Internet y las redes sociales tienen mala reputación, pero a través suyo, encontré mi identidad. Cientos de miles de coreanos fueron adoptados en familias blancas en Occidente, pero la mayoría crecimos aislados. Ni siquiera mudarme a Boston cuando fui adulta me trajo la curación que buscaba, porque aunque se vende como una ciudad diversa, es muy segregada y racista. El montón de caras asiáticas que descubrí las descubrí online. Cuantas más encontraba, menos podía negar que las caras asiáticas eran hermosas, también. Aunque yo nunca sería tan hermosa como ellas, me ayudaron a aceptarme cómo era. Me di cuenta de que mi dolor no era un defecto mío, me ayudó a librarme de la culpa que sentía por no estar a la altura de mi máscara.
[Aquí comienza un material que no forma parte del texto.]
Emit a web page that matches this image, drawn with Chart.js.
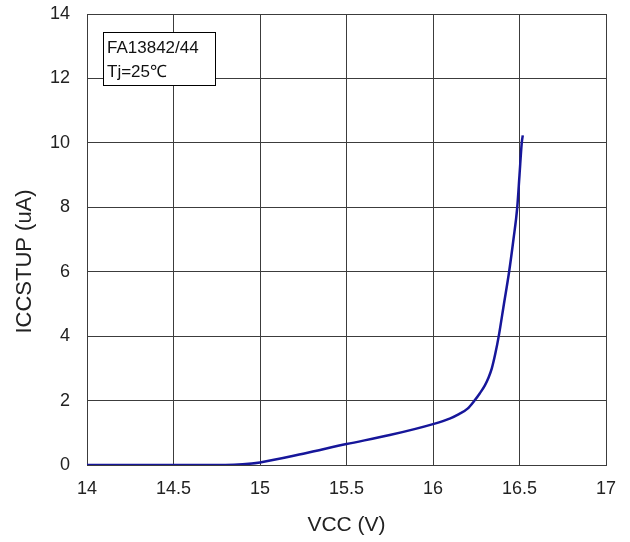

No mentiré: encontrar y convertirme en mi auténtico yo ha sido una transición difícil. A veces me siento como una impostora – sigo siendo una chica blanca con cara amarilla – especialmente cuando estoy con otros asiáticos que crecieron en sus familias naturales. Muchos días, me sobrepasa lo que nunca sabré ni tendré. Constantemente me planteo si debería comprometerme a aprender más sobre mi idioma, historia y cultura, o buscar con más tesón mi familia biológica. Hay tanta presión para elegir entre perseguir lo que se perdió o trabajar para hacer las paces con lo que tengo.

Aunque sé que la única manera de seguir es con equilibrio y compasión, no puedo negar que he perdido ya mucho tiempo, y que con el tiempo, las opciones desaparecen. Vivo con el conocimiento de que la mujer que me dio a luz podría morir mientras espera que la encuentre; podría haber desaparecido ya; o quizás no quiere que la encuentre jamás. He visto por mis compañeros adoptados que, igual que la familia que te adopta, encontrar la familia biológica es una mezcla de suerte, complejidad y obligación. Acabo de empezar a vivir mi propia vida. No estoy segura de poder manejar más drama familiar.

Desde que he expandido mi red y me he puesto en contacto con adoptados de todo tipo (nacional /internacional ; de la misma raza/transraciales, etc), he descubierto que muchos de nosotros compartimos el mismo anhelo, la misma identidad borrada y el mismo dolor anulado por las narrativas que se nos imponen. Muchos han tenido infancias difíciles seguidas por el dolor del alejamiento – reabandonos por parte de sus segundas familias – cuando nos quitamos la máscara. Incluso los que cayeron en casas seguras y amorosas comparten muchas de nuestras luchas. Pero a los adoptados a menudo se nos hace reprimir cada centímetro de nuestra verdad y nuestro yo auténtico en nombre de la gratitud.

Siempre oímos lo que cuesta la adopción a los adoptantes – financieramente, emocionalmente y en otros aspectos – pero raramente lo que nos cuesta a los adoptados. ¿En qué otras circunstancias alguien te lo quita todo y espera que estés agradecida?

Tanto las experiencias negativas de adopción como las positivas empiezan con una pérdida. Es hora de que se nos reconozca por sobrevivir a la pérdida de lazos de sangre, cultura, derechos de nacimiento, y tantos otros derechos que la gente no adoptada da por garantizados. Por favor, escuchad nuestras voces. Somos un grupo minoritario – a menudo comprendido en otras identidades minoritarias – al que no se reconoce nuestro sufrimiento y marginalización.